Tio Matheus celebra maior participação de meninas na robótica!

O homem pira

A vontade de dar mais tempo para a formação acadêmica e de viajar menos o fizeram tomar a difícil decisão de deixar o quadro do SESI em 2019 para assumir o cargo de professor de educação física concursado da Prefeitura de Ribeirão Preto. 

Isso não significa que ele deixou o universo da robótica para trás. O primeiro festival internacional de robótica organizado pelo SESI no país, realizado entre 5 e 7 de agosto no Rio de Janeiro, conta com ele. Juliana, claro, apoiou.

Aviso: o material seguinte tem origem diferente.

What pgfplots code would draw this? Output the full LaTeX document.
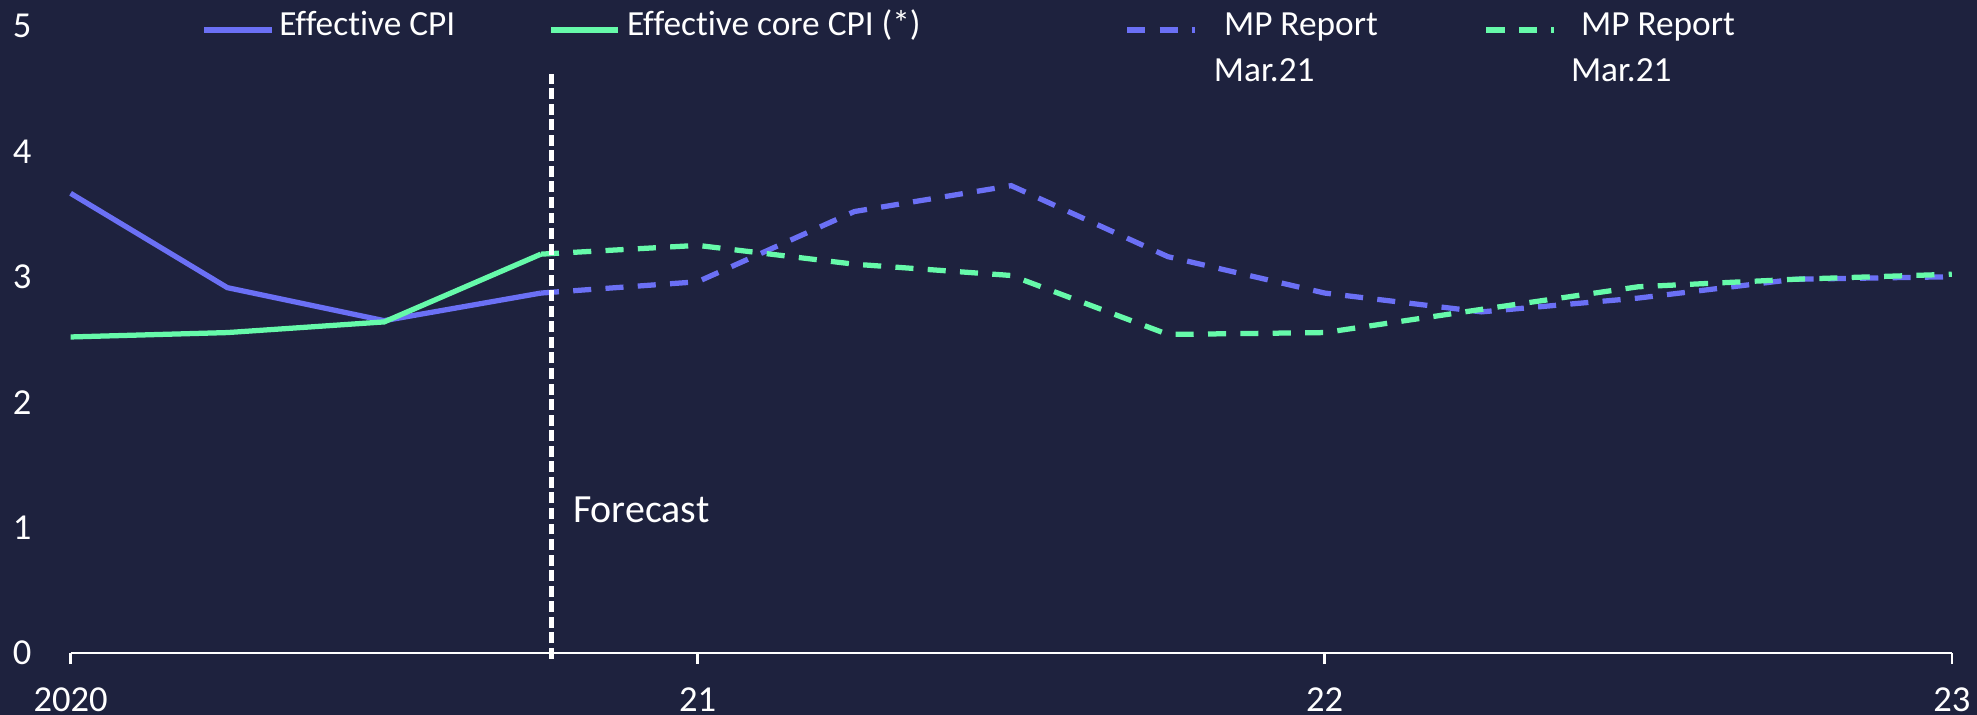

O combinado é que enquanto ele estiver fora ela não assista a novos episódios de Grey’s Anatomy. “Faz um ano que tamo assistindo e não consigo parar. Eu choro, me envolvo”, conta.  

Não seria a mesma experiência sem o Tio Matheus. Os gringos de 37 países precisavam ver que, no Brasil, a robótica pega fogo e quem acende o fósforo é ele. Ainda mais quando o festival cai no dia do seu aniversário. 

Aposentadoria, por enquanto, não faz parte dos planos. 

“Enquanto eu tiver pique, enquanto as pessoas acharem que sou importante, vou ficar.”